Konsep Kota Spons di Kopenhagen untuk Menghadapi Banjir
Kota Kopenhagen, ibu kota Denmark, telah menerapkan konsep kota spons (sponge city) untuk mengatasi ancaman banjir yang sering terjadi setiap tahun. Konsep ini pertama kali diadopsi dalam rencana Cloudburst Management Plan pada 2012, dengan tujuan utama untuk mengurangi dampak banjir akibat hujan deras yang diperkirakan semakin sering terjadi karena perubahan iklim.
Perencanaan kota ini lahir setelah terjadinya banjir besar pada 2 Juli 2011, yang menyebabkan kerugian mencapai miliaran kroner atau sekitar US$ 1 miliar. Saat itu, hujan lebat dengan intensitas lebih dari 15 milimeter dalam waktu 30 menit tercatat sebagai kejadian yang disebut cloudburst. Dalam peristiwa tersebut, tercatat hujan sebesar 135,4 milimeter turun di Kebun Raya Kopenhagen, sementara di daerah Ishøj, hujan sebesar 31 milimeter turun dalam waktu 10 menit. Lebih dari 5.000 sambaran petir juga tercatat dalam tiga jam.

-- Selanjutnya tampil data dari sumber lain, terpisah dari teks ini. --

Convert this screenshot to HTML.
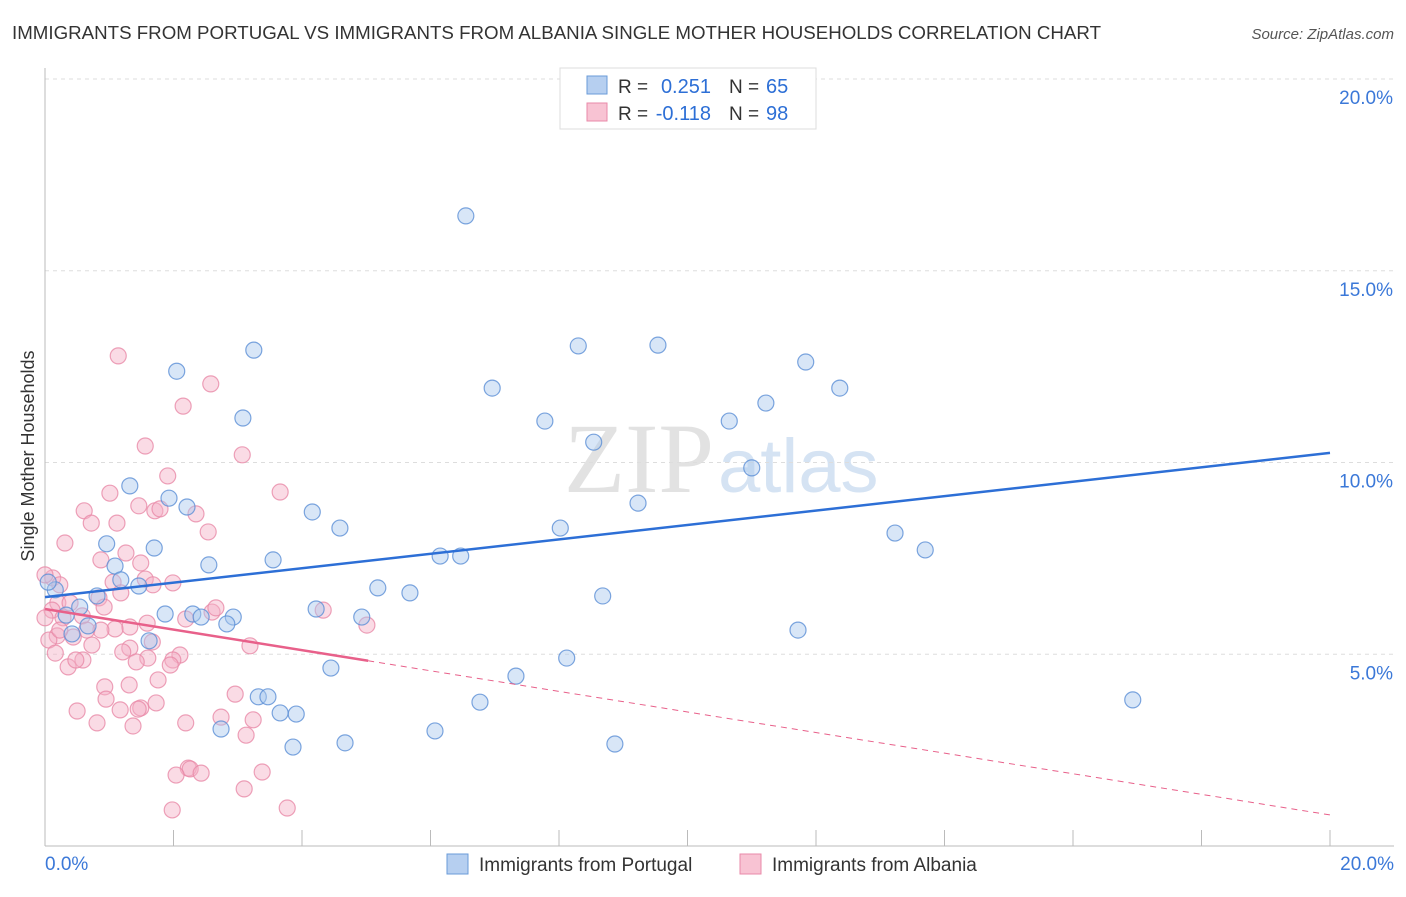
<!DOCTYPE html>
<html><head><meta charset="utf-8"><style>
body{margin:0;background:#fff;font-family:"Liberation Sans",sans-serif;}
svg text{font-family:"Liberation Sans",sans-serif;}
</style></head><body>
<svg id="chart" width="1406" height="892" viewBox="0 0 1406 892">
<text x="12" y="39" font-size="18" fill="#333" textLength="1089" lengthAdjust="spacingAndGlyphs">IMMIGRANTS FROM PORTUGAL VS IMMIGRANTS FROM ALBANIA SINGLE MOTHER HOUSEHOLDS CORRELATION CHART</text>
<text x="1394" y="39" font-size="15" fill="#555" font-style="italic" text-anchor="end">Source: ZipAtlas.com</text>
<text x="714" y="492" font-size="100" fill="#e2e2e2" text-anchor="end" font-family="Liberation Serif" style="font-family:'Liberation Serif',serif">ZIP</text>
<text x="718" y="492" font-size="76" fill="#d5e3f3">atlas</text>
<g id="grid"></g><g id="axes"></g><g id="marks"></g>
<text transform="translate(34,456) rotate(-90)" font-size="18" fill="#333" text-anchor="middle">Single Mother Households</text>
<g>
<rect x="560" y="68" width="256" height="61" fill="#fff" stroke="#ddd"/>
<rect x="587" y="76" width="20" height="18" fill="#b6cff0" stroke="#6a9bd8"/>
<rect x="587" y="103" width="20" height="18" fill="#f8c3d3" stroke="#e98aa8"/>
<text x="618" y="93" font-size="19" fill="#333">R =</text>
<text x="711" y="93" font-size="20" fill="#2d6fd6" text-anchor="end">0.251</text>
<text x="729" y="93" font-size="19" fill="#333">N =</text>
<text x="766" y="93" font-size="20" fill="#2d6fd6">65</text>
<text x="618" y="120" font-size="19" fill="#333">R =</text>
<text x="711" y="120" font-size="20" fill="#2d6fd6" text-anchor="end">-0.118</text>
<text x="729" y="120" font-size="19" fill="#333">N =</text>
<text x="766" y="120" font-size="20" fill="#2d6fd6">98</text>
</g>
<g>
<rect x="447" y="854" width="21" height="20" fill="#b6cff0" stroke="#6a9bd8"/>
<text x="479" y="871" font-size="19" fill="#333">Immigrants from Portugal</text>
<rect x="740" y="854" width="21" height="20" fill="#f8c3d3" stroke="#e98aa8"/>
<text x="772" y="871" font-size="19" fill="#333">Immigrants from Albania</text>
</g>
</svg>
<script>
const yTicks=[5,10,15,20];
const yTickLabels=["5.0%","10.0%","15.0%","20.0%"];
const xTickLabels=["0.0%","20.0%"];
const blueX=[6.55,3.25,8.30,9.54,2.05,11.84,6.96,12.37,3.08,7.78,10.65,11.22,8.54,11.00,1.32,1.93,2.21,4.16,4.59,9.23,8.02,13.23,13.70,0.96,1.70,2.55,3.55,6.15,6.47,1.09,1.18,1.46,0.81,5.18,5.68,8.68,0.16,0.05,0.54,0.33,1.87,2.30,2.43,2.93,2.83,4.22,4.93,0.67,0.42,1.62,11.72,8.12,4.45,7.33,6.77,3.32,3.47,3.66,3.91,2.74,6.07,3.86,4.67,8.87,16.93];
const blueY=[16.43,12.93,13.04,13.06,12.38,12.62,11.94,11.94,11.16,11.08,11.08,11.55,10.53,9.86,9.39,9.07,8.84,8.71,8.29,8.94,8.29,8.16,7.72,7.88,7.77,7.33,7.46,7.56,7.56,7.30,6.94,6.78,6.52,6.73,6.60,6.52,6.68,6.88,6.23,6.02,6.05,6.05,5.97,5.97,5.79,6.18,5.97,5.74,5.53,5.35,5.63,4.90,4.64,4.43,3.75,3.89,3.89,3.47,3.44,3.05,3.00,2.58,2.69,2.66,3.81];
const pinkX=[1.14,2.58,2.15,1.56,3.07,1.91,1.01,3.66,0.61,1.71,1.46,1.79,2.35,0.72,1.12,2.54,0.31,1.26,0.87,1.49,0.12,0.23,1.06,1.56,1.68,1.99,1.18,0.84,0.20,0.39,0.92,0.58,0.11,0.28,2.60,2.66,4.33,2.19,1.59,1.32,1.09,0.87,0.65,5.01,0.19,0.44,0.06,0.73,1.32,1.21,1.67,0.16,3.19,2.10,0.59,0.36,1.60,1.42,1.99,1.95,0.48,1.31,0.93,1.76,0.95,2.96,1.73,1.49,1.45,1.17,0.50,0.81,2.74,3.24,2.19,1.37,3.13,2.23,2.26,2.43,2.04,3.38,3.10,1.98,3.77,0.00,0.00,0.23];
const pinkY=[12.78,12.05,11.47,10.43,10.20,9.65,9.20,9.23,8.74,8.74,8.87,8.79,8.66,8.42,8.42,8.19,7.90,7.64,7.46,7.38,6.99,6.81,6.88,6.96,6.81,6.86,6.60,6.47,6.34,6.34,6.23,6.00,6.15,5.95,6.10,6.21,6.15,5.92,5.81,5.71,5.66,5.63,5.63,5.76,5.48,5.45,5.37,5.24,5.16,5.06,5.32,5.03,5.22,4.98,4.85,4.67,4.90,4.80,4.85,4.72,4.85,4.20,4.15,4.33,3.83,3.96,3.73,3.60,3.57,3.55,3.52,3.21,3.36,3.29,3.21,3.13,2.89,2.03,2.01,1.90,1.85,1.93,1.49,0.94,0.99,7.07,5.95,5.63];
const blueTrend=[6.49,10.25];
const pinkTrend=[6.18,0.81];
const pinkSolidEnd=5.03;

const NS="http://www.w3.org/2000/svg";
const X=v=>45+v/20*1285;
const Y=v=>846-v/20*767;
function mk(tag,attrs,parent){const e=document.createElementNS(NS,tag);for(const k in attrs)e.setAttribute(k,attrs[k]);parent.appendChild(e);return e;}
const grid=document.getElementById('grid'),axes=document.getElementById('axes'),marks=document.getElementById('marks');
yTicks.forEach((t,i)=>{
 const l=mk('line',{x1:45,x2:1394,y1:Y(t),y2:Y(t),stroke:'#ddd','stroke-dasharray':'4,4'},grid);
 
 
 const tx=mk('text',{x:1393,y:Y(t)+25,'font-size':19,fill:'#3b78d8','text-anchor':'end'},axes);
 tx.textContent=yTickLabels[i];
 
 
});
const ya=mk('line',{x1:45,x2:45,y1:68,y2:846,stroke:'#bbb'},axes);


const xa=mk('line',{x1:45,x2:1394,y1:846,y2:846,stroke:'#bbb'},axes);


for(let i=0;i<=10;i++){
 const t=mk('line',{x1:X(i*2),x2:X(i*2),y1:830,y2:846,stroke:'#bbb'},axes);
 
 
}
[[0,'start',45],[20,'end',1394]].forEach((d,i)=>{
 const tx=mk('text',{x:d[2],y:870,'font-size':19,fill:'#3b78d8','text-anchor':d[1]},axes);
 tx.textContent=xTickLabels[i];
 
 
});
function dots(xs,ys,fill,stroke,name){
 xs.forEach((v,i)=>{
  const c=mk('circle',{cx:X(v),cy:Y(ys[i]),r:8,fill:fill,'fill-opacity':0.45,stroke:stroke,'stroke-opacity':0.8,'stroke-width':1.2},marks);
  
  
 });
}
dots(pinkX,pinkY,'#f5b0c6','#e98aa8','albania-point');
dots(blueX,blueY,'#a9c7ee','#5b8fd6','portugal-point');
const pe=pinkTrend[0]+(pinkTrend[1]-pinkTrend[0])*pinkSolidEnd/20;
const pd=mk('line',{x1:X(pinkSolidEnd),y1:Y(pe),x2:X(20),y2:Y(pinkTrend[1]),stroke:'#e8608a','stroke-width':1,'stroke-dasharray':'6,5'},marks);


const ps=mk('line',{x1:X(0),y1:Y(pinkTrend[0]),x2:X(pinkSolidEnd),y2:Y(pe),stroke:'#e8608a','stroke-width':2.5},marks);


const bt=mk('line',{x1:X(0),y1:Y(blueTrend[0]),x2:X(20),y2:Y(blueTrend[1]),stroke:'#2d6fd6','stroke-width':2.5},marks);


</script>
</body></html>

Banjir tersebut menyebabkan gangguan lalu lintas di beberapa wilayah metropolitan, dengan jalan raya menjadi seperti sungai dan beberapa jalan ditutup selama 1–3 hari. Untuk mengatasi hal ini, pihak berwenang merancang 300 proyek dalam waktu 20 tahun, yang akan dilaksanakan oleh Kota Kopenhagen, Greater Kopenhagen Utility Company, serta partisipasi aktor swasta seperti pemilik tanah.
Proyek ini mencakup pengembangan area hijau, ruang biru, dan infrastruktur air yang terintegrasi. Tujuannya adalah memastikan bahwa air hujan dapat diserap dan disimpan secara alami, sehingga mengurangi risiko banjir. Pendanaan proyek berasal dari anggaran lokal, investasi perusahaan, dan perusahaan utilitas, dengan total anggaran sebesar 1,5 miliar euro.
Dalam rencana tersebut, sistem drainase akan direstrukturisasi, termasuk pemisahan air hujan dari air limbah dan pengelolaan lanskap jalan. Jalan-jalan akan diubah menjadi saluran air saat hujan ekstrem, sehingga air dapat dialirkan ke outlet dan cekungan retensi. Selain itu, konsep greenscaping diterapkan melalui pembangunan taman hijau, atap hijau, dan bioswales untuk mencegah air hujan langsung masuk ke saluran pembuangan.
Salah satu contoh nyata adalah Danau Sankt Jørgens Sø, yang berfungsi sebagai ruang terbuka publik di musim panas. Saat banjir terjadi, sebagian besar danau akan terendam air, hanya jalur tengah yang bisa dilewati. Air kemudian akan meresap ke bawah tanah dan menjadi cadangan air.
Konsep kota spons awalnya dikembangkan oleh arsitek lanskap asal Tiongkok, Kongjian Yu, pada akhir 1998. Ia mempelajari cara lahan basah alami menyerap air saat banjir dan mengisi cadangan air saat kekeringan. Konsep ini juga terinspirasi dari pengelolaan irigasi tradisional di Tiongkok, yang membantu memperlambat dan menahan air, mencegah banjir, serta menjaga keanekaragaman hayati.
Desain yang dibuat oleh Yu mencakup elemen-elemen modern seperti trotoar, taman, hingga tangki penyimpanan air bawah tanah. Elemen-elemen ini bekerja sama untuk menyerap kelebihan air hujan, memurnikan air, dan mengisi kembali air tanah, menciptakan lanskap perkotaan yang lebih tangguh.
Konsep ini tidak hanya diterapkan di Kopenhagen, tetapi juga diadopsi dalam perencanaan Pembangunan Ibu Kota Nusantara (IKN) di Kalimantan Timur. Penerapan kota spons sudah diatur dalam UU Nomor 3 Tahun 2022 tentang Ibu Kota Negara. Pada 2023, Otorita IKN melakukan kunjungan ke Deltares, lembaga riset di Den Haag, Belanda, untuk pengembangan kota tersebut.